• LISTED ENTRIES:

□ □ □

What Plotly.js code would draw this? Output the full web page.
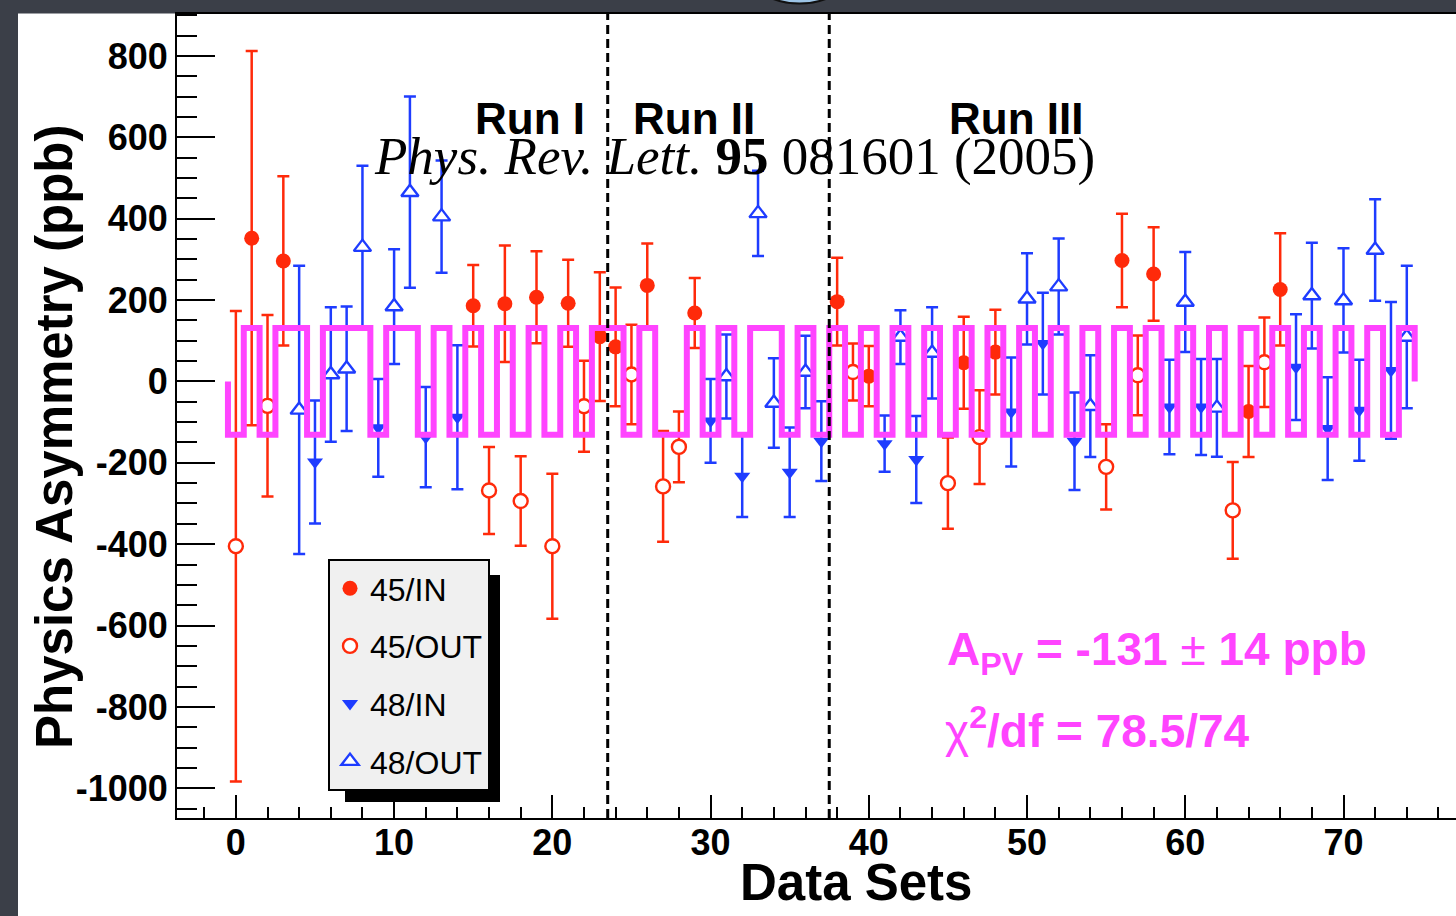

□ □ □

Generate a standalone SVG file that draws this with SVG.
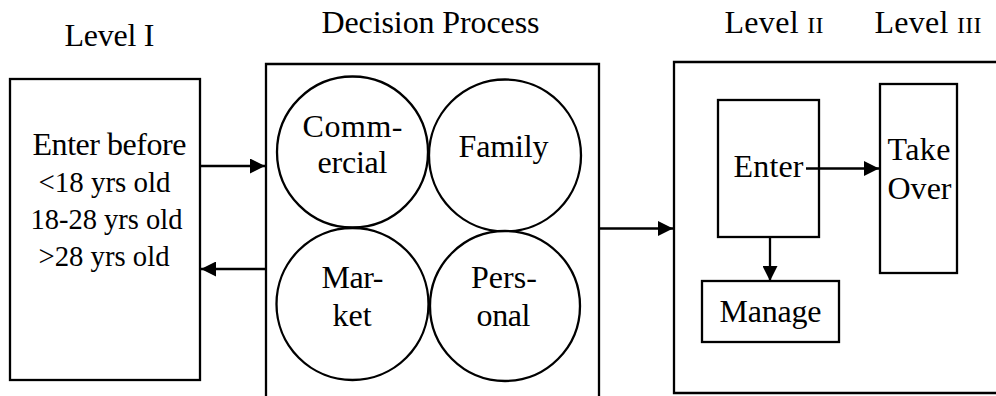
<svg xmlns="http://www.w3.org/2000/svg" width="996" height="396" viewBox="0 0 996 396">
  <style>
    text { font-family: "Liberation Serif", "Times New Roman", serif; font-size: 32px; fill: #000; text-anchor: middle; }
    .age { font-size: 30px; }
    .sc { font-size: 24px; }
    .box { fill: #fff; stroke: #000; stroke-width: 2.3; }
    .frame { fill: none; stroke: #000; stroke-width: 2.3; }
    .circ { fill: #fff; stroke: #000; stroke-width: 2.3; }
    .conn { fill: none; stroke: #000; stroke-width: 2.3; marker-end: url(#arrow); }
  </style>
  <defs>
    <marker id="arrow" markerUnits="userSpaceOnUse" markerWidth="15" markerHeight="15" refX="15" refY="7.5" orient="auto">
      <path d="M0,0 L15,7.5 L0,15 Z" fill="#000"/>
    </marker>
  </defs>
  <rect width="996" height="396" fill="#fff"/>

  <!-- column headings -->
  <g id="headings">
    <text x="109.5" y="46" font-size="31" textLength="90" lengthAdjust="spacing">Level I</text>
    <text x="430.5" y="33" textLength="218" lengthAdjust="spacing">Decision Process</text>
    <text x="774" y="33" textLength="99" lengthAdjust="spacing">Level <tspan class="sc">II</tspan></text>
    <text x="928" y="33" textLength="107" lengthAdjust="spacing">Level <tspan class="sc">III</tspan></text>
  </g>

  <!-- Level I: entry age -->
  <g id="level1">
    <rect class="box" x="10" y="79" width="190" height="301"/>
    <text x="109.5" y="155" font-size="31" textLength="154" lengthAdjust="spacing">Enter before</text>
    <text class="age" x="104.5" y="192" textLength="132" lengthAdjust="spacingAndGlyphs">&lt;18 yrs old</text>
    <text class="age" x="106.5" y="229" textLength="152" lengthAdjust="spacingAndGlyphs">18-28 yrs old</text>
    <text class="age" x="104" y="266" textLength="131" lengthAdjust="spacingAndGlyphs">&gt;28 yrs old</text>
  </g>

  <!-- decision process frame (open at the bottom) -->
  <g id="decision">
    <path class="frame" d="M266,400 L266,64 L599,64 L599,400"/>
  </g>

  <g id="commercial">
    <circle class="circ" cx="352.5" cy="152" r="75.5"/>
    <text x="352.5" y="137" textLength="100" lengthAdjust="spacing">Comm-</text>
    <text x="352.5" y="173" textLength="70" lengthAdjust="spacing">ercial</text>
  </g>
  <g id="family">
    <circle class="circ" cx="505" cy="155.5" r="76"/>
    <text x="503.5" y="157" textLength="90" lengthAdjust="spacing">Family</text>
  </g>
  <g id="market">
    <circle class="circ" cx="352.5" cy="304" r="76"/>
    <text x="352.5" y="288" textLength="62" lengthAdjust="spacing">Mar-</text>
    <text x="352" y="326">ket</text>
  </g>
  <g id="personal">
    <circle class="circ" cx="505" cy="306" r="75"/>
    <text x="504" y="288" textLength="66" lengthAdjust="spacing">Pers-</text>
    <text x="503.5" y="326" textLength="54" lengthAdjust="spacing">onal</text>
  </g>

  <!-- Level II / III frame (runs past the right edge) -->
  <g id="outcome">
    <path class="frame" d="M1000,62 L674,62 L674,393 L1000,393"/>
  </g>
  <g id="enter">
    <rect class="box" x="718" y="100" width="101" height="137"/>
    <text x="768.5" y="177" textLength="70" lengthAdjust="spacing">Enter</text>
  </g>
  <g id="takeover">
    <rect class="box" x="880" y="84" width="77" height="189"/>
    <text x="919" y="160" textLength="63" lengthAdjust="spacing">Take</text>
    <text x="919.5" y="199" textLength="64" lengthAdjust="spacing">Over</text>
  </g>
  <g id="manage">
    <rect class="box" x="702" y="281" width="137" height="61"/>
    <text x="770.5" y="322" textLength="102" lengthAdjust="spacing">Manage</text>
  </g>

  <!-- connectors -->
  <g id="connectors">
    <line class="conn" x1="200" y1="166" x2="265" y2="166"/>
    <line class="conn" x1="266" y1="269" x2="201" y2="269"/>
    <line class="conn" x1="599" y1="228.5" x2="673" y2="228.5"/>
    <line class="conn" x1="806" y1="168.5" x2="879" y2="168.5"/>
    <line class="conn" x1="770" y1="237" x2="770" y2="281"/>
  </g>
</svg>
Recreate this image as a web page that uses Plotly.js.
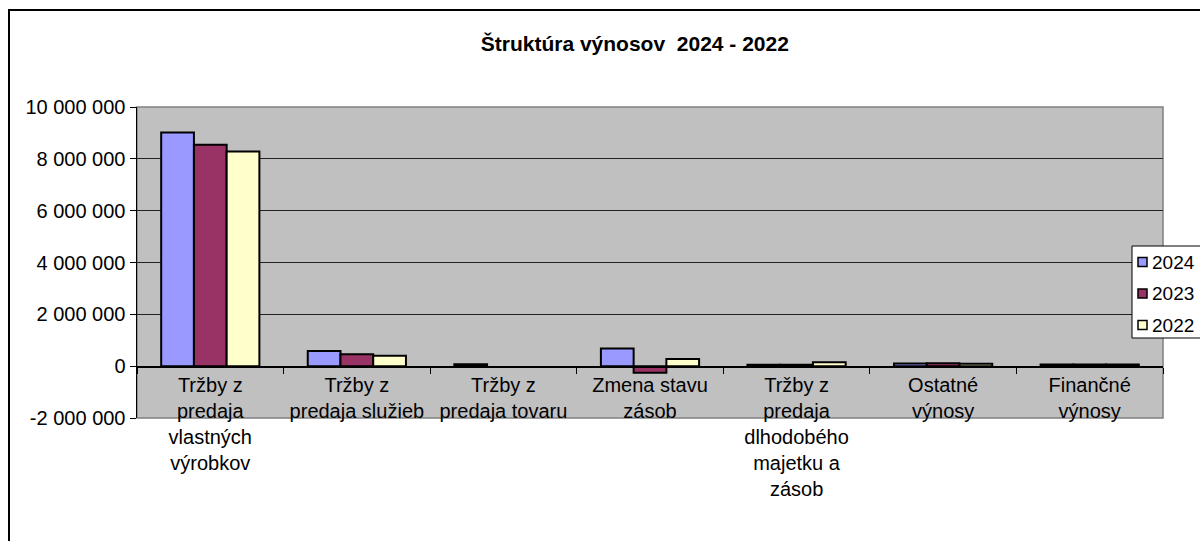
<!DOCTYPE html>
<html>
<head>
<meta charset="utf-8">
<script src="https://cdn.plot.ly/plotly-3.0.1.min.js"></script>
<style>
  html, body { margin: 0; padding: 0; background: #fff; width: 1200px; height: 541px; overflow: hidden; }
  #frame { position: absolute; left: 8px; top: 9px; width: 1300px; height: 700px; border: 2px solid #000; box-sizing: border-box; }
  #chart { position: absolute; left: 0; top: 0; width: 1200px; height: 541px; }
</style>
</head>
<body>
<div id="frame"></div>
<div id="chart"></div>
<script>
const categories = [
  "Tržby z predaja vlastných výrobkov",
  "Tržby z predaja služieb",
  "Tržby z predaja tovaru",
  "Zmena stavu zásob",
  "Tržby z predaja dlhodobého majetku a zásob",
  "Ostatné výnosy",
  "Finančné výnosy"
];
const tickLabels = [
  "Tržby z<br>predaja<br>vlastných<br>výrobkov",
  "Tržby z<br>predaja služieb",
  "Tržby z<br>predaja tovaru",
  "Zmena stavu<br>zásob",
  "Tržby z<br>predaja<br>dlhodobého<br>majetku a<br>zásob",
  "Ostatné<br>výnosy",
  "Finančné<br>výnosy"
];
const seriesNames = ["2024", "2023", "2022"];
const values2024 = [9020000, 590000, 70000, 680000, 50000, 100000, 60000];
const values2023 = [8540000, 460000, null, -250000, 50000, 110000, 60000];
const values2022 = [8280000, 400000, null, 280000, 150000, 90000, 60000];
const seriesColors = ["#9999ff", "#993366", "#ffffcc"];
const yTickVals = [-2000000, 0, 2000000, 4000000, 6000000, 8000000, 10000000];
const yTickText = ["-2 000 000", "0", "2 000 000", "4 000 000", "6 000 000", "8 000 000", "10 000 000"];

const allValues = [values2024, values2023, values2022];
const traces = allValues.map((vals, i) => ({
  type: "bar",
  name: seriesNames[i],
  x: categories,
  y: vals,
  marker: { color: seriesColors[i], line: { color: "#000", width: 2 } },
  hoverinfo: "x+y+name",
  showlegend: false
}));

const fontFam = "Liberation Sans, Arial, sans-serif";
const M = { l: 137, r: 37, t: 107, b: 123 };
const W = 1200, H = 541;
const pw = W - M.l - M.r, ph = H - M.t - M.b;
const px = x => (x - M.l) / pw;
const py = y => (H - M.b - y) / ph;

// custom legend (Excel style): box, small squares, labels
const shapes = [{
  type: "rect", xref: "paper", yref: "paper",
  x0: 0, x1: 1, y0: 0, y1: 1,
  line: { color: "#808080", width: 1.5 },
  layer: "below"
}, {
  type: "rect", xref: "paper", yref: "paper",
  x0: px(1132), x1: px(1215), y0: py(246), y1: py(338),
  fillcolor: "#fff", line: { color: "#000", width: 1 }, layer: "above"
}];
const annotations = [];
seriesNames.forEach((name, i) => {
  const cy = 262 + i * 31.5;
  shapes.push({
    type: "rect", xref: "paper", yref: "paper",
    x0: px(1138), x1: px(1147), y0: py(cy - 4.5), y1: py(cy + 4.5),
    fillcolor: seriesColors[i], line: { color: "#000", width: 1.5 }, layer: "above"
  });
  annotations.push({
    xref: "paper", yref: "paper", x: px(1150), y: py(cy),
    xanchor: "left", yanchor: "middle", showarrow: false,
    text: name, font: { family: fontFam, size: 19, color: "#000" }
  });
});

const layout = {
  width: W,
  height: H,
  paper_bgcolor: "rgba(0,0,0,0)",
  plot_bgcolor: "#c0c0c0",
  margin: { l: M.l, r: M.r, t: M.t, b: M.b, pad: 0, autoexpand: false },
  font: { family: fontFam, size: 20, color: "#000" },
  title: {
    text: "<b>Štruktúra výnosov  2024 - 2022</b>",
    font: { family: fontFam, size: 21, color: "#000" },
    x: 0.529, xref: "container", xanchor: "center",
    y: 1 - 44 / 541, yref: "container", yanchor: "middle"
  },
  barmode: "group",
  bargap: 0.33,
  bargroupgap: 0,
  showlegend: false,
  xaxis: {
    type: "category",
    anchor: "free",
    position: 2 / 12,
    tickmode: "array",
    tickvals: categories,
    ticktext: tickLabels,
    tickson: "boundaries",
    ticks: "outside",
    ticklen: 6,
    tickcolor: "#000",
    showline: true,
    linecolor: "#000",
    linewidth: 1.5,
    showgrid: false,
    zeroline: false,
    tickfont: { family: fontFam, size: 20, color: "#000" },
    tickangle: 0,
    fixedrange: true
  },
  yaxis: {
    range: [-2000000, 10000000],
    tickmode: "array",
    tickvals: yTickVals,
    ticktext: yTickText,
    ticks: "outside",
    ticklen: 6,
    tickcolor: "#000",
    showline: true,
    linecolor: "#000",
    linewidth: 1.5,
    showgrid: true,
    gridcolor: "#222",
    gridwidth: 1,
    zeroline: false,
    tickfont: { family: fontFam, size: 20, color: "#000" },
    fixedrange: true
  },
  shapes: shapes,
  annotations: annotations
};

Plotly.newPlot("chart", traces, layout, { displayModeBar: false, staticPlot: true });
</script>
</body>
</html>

□ □ □

• EXERCISE AIM:
What is the number of lines in the listing that contain the string "page"? Reply with that number alone.

• EXERCISE RESULT:
2